Abazias – Abazias.com continues to post increased sales, though we believe that it may be struggling. Its financials are very lean, but in line with typical start-up operations.
- It recently put out a press release touting its dramatic increase in first quarter (March 2007) sales: up 49 percent. Let’s put that in perspective: sales were just over $1.6 million versus last year’s $1.1 million. How does this compare? Abazias’ sales were just over 2 percent of Blue Nile’s first quarter sales of $67.9 million. On the other hand, many store-based jewelers would like Abazias’ level of online commerce.

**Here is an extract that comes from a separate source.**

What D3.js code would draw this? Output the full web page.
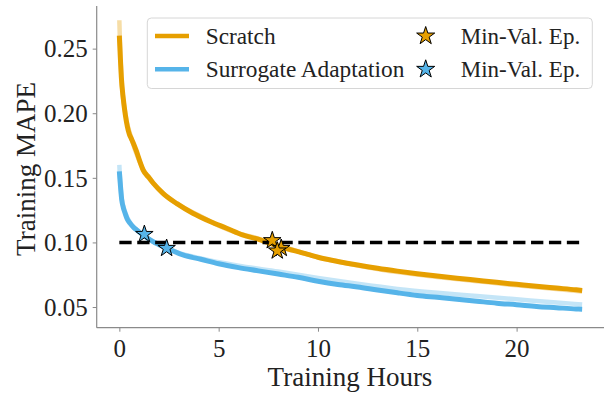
<!DOCTYPE html>
<html><head><meta charset="utf-8">
<script src="https://cdn.jsdelivr.net/npm/d3@7"></script>
<style>body{margin:0;background:#fff}svg{display:block}text{font-family:"Liberation Serif","Times New Roman",serif;fill:#222}</style>
</head><body>
<svg id="c" width="605" height="394"></svg>
<script>
// ---- data ----
const scratchT = [0,0.05,0.1,0.2,0.3,0.4,0.5,0.6,0.7,0.85,1.05,1.2,1.5,1.7,2.2,2.9,3.7,4.6,5.4,6.2,7.1,7.9,8.8,9.6,10,11,12,13,14,15,16,17,18,19,20,21,22,23,23.3];
const scratchV = [0.260,0.243,0.228,0.211,0.199,0.190,0.184,0.1805,0.177,0.171,0.162,0.156,0.150,0.146,0.138,0.130,0.1226,0.116,0.111,0.1058,0.102,0.0975,0.0937,0.0903,0.0885,0.0853,0.0825,0.0800,0.0778,0.0758,0.0740,0.0723,0.0707,0.0691,0.0676,0.0661,0.0647,0.0633,0.0628];
const scratchLightT = [0,0.03,0.1,0.3,0.6,1,2,3,4,5,6,7,8,10,12,14,16,18,20,22,23.3];
const scratchLightV = [0.272,0.255,0.229,0.200,0.181,0.163,0.141,0.129,0.121,0.113,0.107,0.103,0.098,0.0885,0.0822,0.0770,0.0733,0.0700,0.0668,0.0640,0.0620];
const surrT = [0,0.05,0.12,0.2,0.29,0.4,0.54,0.7,0.87,1.2,1.7,2.4,3.2,4.1,5,6,7,8,9,10,11,12,13,14,15,16,17,18,19,20,21,22,23,23.3];
const surrV = [0.155,0.145,0.133,0.127,0.1226,0.118,0.1149,0.112,0.1097,0.1058,0.1006,0.0955,0.0903,0.087,0.0835,0.0805,0.078,0.0755,0.073,0.070,0.0675,0.0655,0.0632,0.0610,0.0590,0.0575,0.0560,0.0545,0.0530,0.0518,0.0505,0.0495,0.0485,0.0483];
const surrLightT = [0,0.03,0.12,0.3,0.6,1,2,3,4,6,8,10,12,14,16,18,20,22,23.3];
const surrLightV = [0.160,0.150,0.134,0.123,0.114,0.108,0.098,0.092,0.088,0.082,0.0775,0.0725,0.0680,0.0640,0.0610,0.0585,0.0560,0.0535,0.0520];
const scratchStarsT = [7.7,8.15,7.95];
const scratchStarsV = [0.1015,0.0955,0.0935];
const surrStarsT = [1.26,2.38];
const surrStarsV = [0.1063,0.0955];
const threshold = 0.10;
const xTicks = [0,5,10,15,20];
const yTicks = [0.05,0.10,0.15,0.20,0.25];
const seriesNames = ["Scratch","Surrogate Adaptation"];
const starLabel = "Min-Val. Ep.";
const colors = ["#E69F00","#56B4E9"];

// ---- layout ----
const svg = d3.select("#c");
const x = d3.scaleLinear().domain([-1.14,24.4]).range([96.7,604]);
const y = d3.scaleLinear().domain([0.034,0.283]).range([327.7,6]);
const axisCol = "#8a8a8a";

function starPath(R){
  const r = R*0.382, pts=[];
  for(let i=0;i<10;i++){
    const a = -Math.PI/2 + i*Math.PI/5, rr = i%2?r:R;
    pts.push([rr*Math.cos(a), rr*Math.sin(a)]);
  }
  return "M"+pts.map(p=>p[0].toFixed(2)+","+p[1].toFixed(2)).join("L")+"Z";
}

// axes
const xa = svg.append("g").attr("transform",`translate(0,${y.range()[0]})`)
  .call(d3.axisBottom(x).tickValues(xTicks).tickFormat(d3.format("d")).tickSize(4).tickPadding(6));
const ya = svg.append("g").attr("transform",`translate(${x.range()[0]},0)`)
  .call(d3.axisLeft(y).tickValues(yTicks).tickFormat(d3.format(".2f")).tickSize(4).tickPadding(5));
[xa,ya].forEach(g=>{
  g.attr("font-family",null);
  g.selectAll("path.domain").attr("stroke",axisCol).attr("stroke-width",1.2);
  g.selectAll(".tick line").attr("stroke",axisCol).attr("stroke-width",1);
  g.selectAll(".tick text").attr("font-size",25).attr("fill","#222");
});
ya.selectAll(".tick text").attr("dy","0.33em");
xa.selectAll(".tick text").attr("dy","0.78em");
xa.select("path.domain").attr("d",`M${x.range()[0]},0H${x.range()[1]}`);
ya.select("path.domain").attr("d",`M0,${y.range()[0]}V${y.range()[1]}`);

svg.append("text").attr("x",350).attr("y",386).attr("text-anchor","middle")
  .attr("font-size",27).text("Training Hours");
svg.append("text").attr("transform","translate(35,169) rotate(-90)").attr("text-anchor","middle")
  .attr("font-size",27).text("Training MAPE");

// lines
const line = d3.line().x(d=>x(d[0])).y(d=>y(d[1])).curve(d3.curveMonotoneX);
const zip=(a,b)=>a.map((t,i)=>[t,b[i]]);
const plot = svg.append("g");
plot.append("path").datum(zip(scratchLightT,scratchLightV)).attr("d",line)
  .attr("fill","none").attr("stroke",colors[0]).attr("stroke-opacity",0.35).attr("stroke-width",4.5);
plot.append("path").datum(zip(surrLightT,surrLightV)).attr("d",line)
  .attr("fill","none").attr("stroke",colors[1]).attr("stroke-opacity",0.35).attr("stroke-width",4.5);
plot.append("path").datum(zip(scratchT,scratchV)).attr("d",line)
  .attr("fill","none").attr("stroke",colors[0]).attr("stroke-width",5).attr("stroke-linejoin","round");
plot.append("path").datum(zip(surrT,surrV)).attr("d",line)
  .attr("fill","none").attr("stroke",colors[1]).attr("stroke-width",5).attr("stroke-linejoin","round");

// threshold dashed line
plot.append("line").attr("x1",x(0)).attr("x2",x(23.3)).attr("y1",y(threshold)).attr("y2",y(threshold))
  .attr("stroke","#000").attr("stroke-width",3.5).attr("stroke-dasharray","12.3,5.6");

// stars
const sp = starPath(9.2);
plot.selectAll(".ss").data(zip(scratchStarsT,scratchStarsV)).join("path")
  .attr("d",sp).attr("transform",d=>`translate(${x(d[0])},${y(d[1])})`)
  .attr("fill",colors[0]).attr("stroke","#000").attr("stroke-width",1);
plot.selectAll(".bs").data(zip(surrStarsT,surrStarsV)).join("path")
  .attr("d",sp).attr("transform",d=>`translate(${x(d[0])},${y(d[1])})`)
  .attr("fill",colors[1]).attr("stroke","#000").attr("stroke-width",1);

// legend
const lg = svg.append("g");
lg.append("rect").attr("x",147.3).attr("y",18).attr("width",445).attr("height",70.5).attr("rx",4)
  .attr("fill","#fff").attr("fill-opacity",0.8).attr("stroke","#d6d6d6").attr("stroke-width",1);
const rowY = [36,69.3];
seriesNames.forEach((n,i)=>{
  lg.append("line").attr("x1",155).attr("x2",189).attr("y1",rowY[i]).attr("y2",rowY[i])
    .attr("stroke",colors[i]).attr("stroke-width",4.5);
  lg.append("text").attr("x",205.7).attr("y",rowY[i]+7.5).attr("font-size",23.3).text(n);
  lg.append("path").attr("d",starPath(9.5)).attr("transform",`translate(425.7,${rowY[i]})`)
    .attr("fill",colors[i]).attr("stroke","#000").attr("stroke-width",1);
  lg.append("text").attr("x",460.7).attr("y",rowY[i]+7.5).attr("font-size",23).text(starLabel);
});
</script>
</body></html>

- Abazias said its February 2007, sales were up by 81 percent due to a huge diamond sale – over $160,000 – during the Valentine’s Day sales period.
Bidz.com – Bidz.com has quietly been ramping up its business, and, with 2006 revenues of $132 million, it is the third largest online seller of jewelry, after Blue Nile (2006 revenues $252 million) and Tiffany (2006 online revenues estimated at $140 million). In the first quarter ended March 2007, Bidz.com posted a 29 percent increase in revenues. The following factors had an impact on its revenues.
- Bidz.com’s average ticket rose 8.5 percent to $154.
- The number of items sold per day rose to nearly 9,500, up 32 percent from last year.
- The total number of orders per day rose to 3,317, up 14 percent over the same quarter a year ago.